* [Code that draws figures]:
────

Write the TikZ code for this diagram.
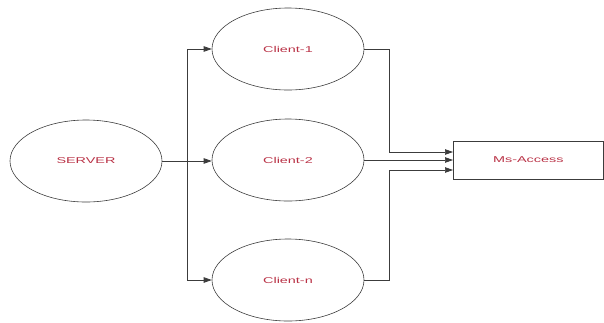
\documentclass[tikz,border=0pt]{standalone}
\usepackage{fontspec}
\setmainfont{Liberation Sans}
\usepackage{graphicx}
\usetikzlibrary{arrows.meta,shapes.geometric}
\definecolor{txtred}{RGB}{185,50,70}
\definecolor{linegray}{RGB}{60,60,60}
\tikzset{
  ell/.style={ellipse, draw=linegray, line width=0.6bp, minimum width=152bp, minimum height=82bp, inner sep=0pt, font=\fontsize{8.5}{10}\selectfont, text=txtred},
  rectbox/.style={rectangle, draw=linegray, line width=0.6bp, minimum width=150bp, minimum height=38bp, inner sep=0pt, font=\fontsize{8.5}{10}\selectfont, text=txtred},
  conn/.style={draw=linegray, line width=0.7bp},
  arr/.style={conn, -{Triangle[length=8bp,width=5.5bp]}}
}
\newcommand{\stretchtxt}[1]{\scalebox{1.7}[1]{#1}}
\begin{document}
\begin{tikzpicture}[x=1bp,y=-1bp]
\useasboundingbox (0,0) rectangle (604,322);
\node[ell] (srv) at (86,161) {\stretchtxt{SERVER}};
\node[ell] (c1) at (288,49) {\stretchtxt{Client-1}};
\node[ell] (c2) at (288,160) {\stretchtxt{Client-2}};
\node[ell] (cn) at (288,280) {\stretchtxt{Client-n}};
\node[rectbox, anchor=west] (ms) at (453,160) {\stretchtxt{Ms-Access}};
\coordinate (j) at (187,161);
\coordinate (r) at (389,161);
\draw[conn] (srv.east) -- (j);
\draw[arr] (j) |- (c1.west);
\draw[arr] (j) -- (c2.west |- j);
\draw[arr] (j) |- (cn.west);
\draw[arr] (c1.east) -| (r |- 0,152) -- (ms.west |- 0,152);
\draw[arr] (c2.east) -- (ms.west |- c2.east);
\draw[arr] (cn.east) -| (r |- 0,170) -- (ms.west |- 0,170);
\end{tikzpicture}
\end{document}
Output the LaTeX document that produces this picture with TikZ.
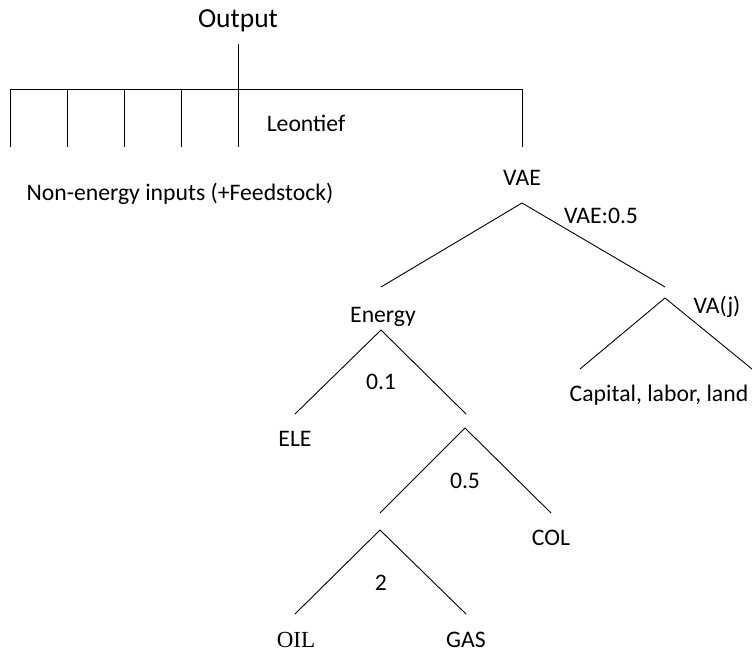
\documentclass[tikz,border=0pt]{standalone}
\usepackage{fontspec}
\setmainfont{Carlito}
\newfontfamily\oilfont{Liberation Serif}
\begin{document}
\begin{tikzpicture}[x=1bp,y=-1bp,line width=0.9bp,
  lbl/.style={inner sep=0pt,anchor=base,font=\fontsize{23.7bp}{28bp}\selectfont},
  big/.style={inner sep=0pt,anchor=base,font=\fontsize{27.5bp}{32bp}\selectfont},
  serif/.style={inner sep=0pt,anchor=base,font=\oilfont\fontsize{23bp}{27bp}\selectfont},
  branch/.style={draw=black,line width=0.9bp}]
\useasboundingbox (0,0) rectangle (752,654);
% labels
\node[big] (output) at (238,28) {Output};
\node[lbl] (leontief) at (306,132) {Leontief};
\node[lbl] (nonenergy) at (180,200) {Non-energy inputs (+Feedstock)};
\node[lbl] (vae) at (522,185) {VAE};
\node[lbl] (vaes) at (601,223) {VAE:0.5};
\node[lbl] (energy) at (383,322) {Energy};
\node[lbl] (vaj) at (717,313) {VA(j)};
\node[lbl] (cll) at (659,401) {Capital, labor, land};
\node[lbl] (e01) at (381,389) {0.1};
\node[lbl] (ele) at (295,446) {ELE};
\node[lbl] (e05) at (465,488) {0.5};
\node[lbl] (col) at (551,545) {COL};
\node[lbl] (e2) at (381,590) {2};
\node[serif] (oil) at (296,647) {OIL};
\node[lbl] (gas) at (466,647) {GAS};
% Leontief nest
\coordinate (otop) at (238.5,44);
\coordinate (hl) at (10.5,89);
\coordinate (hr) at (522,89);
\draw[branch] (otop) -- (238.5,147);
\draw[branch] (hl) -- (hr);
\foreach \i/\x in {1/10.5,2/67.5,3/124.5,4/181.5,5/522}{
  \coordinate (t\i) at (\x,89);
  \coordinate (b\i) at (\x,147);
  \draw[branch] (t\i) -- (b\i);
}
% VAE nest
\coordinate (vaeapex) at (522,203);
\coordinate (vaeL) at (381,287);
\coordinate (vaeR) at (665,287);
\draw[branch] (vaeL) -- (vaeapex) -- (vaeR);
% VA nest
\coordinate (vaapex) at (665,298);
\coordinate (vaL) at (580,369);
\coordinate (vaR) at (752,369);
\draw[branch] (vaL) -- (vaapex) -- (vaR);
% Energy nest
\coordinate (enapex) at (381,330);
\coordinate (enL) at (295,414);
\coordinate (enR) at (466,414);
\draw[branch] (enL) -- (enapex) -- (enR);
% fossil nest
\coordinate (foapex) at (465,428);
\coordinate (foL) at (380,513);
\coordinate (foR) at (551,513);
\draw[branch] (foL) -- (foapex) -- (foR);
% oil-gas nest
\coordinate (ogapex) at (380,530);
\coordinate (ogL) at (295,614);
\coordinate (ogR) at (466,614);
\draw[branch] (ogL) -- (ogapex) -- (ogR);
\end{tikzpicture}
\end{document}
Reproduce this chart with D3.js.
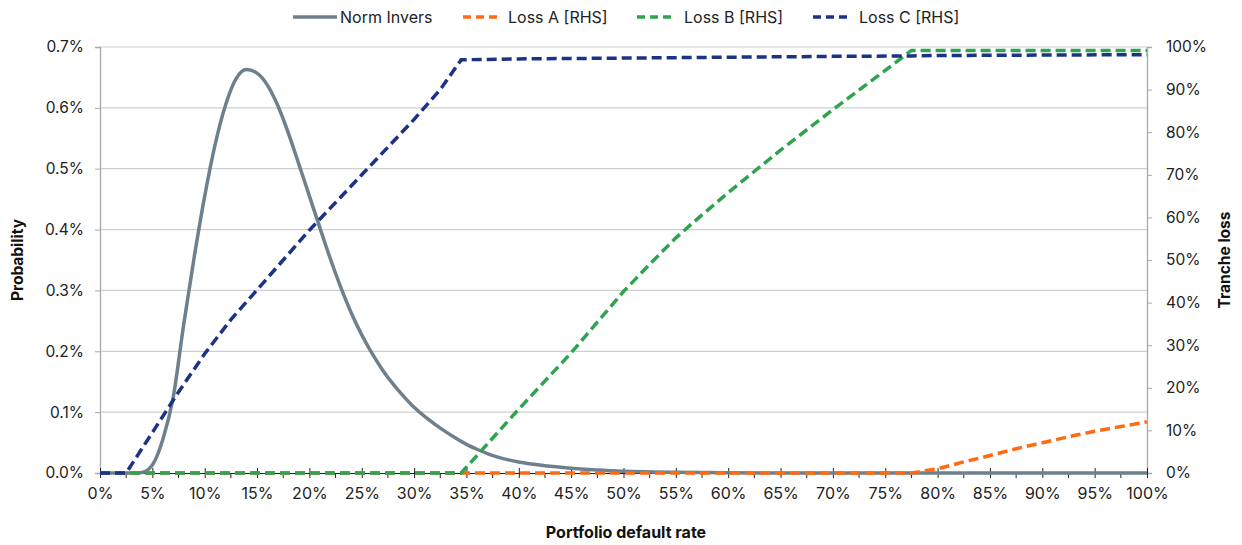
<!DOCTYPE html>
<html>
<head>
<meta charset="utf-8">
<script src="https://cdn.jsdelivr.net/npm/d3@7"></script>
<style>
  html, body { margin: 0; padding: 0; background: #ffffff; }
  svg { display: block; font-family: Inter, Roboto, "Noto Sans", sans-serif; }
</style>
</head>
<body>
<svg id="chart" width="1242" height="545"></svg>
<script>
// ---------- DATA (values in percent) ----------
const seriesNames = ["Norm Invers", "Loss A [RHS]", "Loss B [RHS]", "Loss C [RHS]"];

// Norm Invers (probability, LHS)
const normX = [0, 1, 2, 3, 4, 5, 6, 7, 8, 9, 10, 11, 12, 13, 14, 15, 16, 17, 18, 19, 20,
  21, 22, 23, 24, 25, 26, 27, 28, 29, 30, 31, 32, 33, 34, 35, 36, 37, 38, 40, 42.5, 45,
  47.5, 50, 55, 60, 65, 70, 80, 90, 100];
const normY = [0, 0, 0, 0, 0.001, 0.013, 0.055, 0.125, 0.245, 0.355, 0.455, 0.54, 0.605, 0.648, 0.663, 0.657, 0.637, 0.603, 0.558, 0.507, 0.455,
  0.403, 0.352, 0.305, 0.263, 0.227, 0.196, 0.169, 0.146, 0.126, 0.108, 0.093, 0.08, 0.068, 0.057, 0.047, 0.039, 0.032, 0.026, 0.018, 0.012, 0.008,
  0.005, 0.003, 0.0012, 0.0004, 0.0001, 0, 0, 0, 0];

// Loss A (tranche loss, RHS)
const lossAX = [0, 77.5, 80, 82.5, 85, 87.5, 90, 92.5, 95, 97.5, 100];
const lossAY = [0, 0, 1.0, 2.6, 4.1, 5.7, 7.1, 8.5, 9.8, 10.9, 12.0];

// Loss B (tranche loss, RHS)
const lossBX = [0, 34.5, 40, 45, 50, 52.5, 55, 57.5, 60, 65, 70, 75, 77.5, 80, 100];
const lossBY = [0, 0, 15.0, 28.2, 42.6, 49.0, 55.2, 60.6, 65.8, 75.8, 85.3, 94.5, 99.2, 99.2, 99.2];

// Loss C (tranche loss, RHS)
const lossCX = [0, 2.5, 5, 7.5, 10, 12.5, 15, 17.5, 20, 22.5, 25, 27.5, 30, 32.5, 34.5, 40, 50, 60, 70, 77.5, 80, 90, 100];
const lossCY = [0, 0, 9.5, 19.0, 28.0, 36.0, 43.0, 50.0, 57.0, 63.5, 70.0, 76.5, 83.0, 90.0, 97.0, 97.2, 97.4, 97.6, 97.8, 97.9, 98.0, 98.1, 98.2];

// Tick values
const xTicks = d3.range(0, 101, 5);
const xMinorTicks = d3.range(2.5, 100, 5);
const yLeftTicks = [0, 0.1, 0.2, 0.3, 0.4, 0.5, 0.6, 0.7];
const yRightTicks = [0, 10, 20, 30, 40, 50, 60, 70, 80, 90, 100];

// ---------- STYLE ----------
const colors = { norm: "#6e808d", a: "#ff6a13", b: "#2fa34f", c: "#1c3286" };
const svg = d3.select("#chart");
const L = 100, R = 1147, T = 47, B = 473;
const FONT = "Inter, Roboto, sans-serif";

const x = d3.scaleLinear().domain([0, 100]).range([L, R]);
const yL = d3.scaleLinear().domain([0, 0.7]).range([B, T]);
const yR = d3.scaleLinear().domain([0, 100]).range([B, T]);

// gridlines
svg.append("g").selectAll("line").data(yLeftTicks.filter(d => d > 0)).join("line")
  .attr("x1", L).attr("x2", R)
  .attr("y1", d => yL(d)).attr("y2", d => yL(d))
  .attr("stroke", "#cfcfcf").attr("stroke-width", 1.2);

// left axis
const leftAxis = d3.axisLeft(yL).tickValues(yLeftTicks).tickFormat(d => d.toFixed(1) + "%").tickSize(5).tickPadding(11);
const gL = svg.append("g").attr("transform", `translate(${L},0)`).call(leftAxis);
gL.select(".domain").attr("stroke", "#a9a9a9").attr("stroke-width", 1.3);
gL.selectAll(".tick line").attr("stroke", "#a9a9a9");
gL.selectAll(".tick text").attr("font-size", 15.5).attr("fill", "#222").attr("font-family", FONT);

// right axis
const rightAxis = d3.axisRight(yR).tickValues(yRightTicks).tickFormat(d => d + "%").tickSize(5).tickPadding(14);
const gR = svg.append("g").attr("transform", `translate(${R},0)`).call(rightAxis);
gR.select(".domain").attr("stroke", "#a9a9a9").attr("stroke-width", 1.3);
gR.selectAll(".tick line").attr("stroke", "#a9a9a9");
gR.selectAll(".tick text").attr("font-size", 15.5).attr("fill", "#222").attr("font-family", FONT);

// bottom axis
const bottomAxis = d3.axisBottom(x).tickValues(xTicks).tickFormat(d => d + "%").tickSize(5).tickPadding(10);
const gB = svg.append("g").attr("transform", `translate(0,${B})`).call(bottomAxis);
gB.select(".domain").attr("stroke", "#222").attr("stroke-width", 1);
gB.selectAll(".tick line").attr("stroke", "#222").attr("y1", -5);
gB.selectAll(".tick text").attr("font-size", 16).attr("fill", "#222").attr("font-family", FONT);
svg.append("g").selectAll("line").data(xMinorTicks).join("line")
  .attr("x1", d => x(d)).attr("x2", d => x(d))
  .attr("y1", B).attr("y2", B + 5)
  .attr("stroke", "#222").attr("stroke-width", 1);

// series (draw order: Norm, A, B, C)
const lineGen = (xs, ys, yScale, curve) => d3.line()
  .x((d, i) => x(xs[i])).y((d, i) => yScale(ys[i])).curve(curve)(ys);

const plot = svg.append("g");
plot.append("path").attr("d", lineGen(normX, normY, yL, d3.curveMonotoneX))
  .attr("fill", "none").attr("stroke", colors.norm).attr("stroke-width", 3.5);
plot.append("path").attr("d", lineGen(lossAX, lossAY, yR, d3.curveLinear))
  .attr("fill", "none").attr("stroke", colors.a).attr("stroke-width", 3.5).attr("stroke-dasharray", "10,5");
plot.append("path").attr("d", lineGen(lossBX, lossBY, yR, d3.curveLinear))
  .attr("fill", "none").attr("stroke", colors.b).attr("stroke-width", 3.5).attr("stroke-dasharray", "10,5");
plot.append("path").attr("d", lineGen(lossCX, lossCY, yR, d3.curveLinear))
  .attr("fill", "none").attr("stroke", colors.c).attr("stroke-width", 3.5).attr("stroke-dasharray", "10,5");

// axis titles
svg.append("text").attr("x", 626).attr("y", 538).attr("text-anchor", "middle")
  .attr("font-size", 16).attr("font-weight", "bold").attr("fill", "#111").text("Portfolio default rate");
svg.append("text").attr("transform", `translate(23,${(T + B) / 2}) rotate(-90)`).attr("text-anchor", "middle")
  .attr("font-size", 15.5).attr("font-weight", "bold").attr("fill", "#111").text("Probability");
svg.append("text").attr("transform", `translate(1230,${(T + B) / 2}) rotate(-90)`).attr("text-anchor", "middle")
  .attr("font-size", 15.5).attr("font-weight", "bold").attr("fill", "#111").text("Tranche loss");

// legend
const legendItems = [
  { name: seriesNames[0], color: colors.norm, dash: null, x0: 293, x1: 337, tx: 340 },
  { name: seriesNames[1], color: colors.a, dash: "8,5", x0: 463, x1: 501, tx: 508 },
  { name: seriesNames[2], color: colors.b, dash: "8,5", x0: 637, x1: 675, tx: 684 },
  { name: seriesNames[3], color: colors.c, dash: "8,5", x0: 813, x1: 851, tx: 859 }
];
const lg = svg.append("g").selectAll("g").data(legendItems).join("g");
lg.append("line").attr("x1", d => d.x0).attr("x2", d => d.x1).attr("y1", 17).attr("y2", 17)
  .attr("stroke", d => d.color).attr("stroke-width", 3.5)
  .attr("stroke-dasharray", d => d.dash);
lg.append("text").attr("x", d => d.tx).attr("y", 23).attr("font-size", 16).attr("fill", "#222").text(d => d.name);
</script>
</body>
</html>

────

* [What you need to do]: Using the records above, gather all lines where the string "Output" is present.

* [Solution to this task]:
Output the LaTeX document that produces this picture with TikZ.
\node[big] (output) at (238,28) {Output};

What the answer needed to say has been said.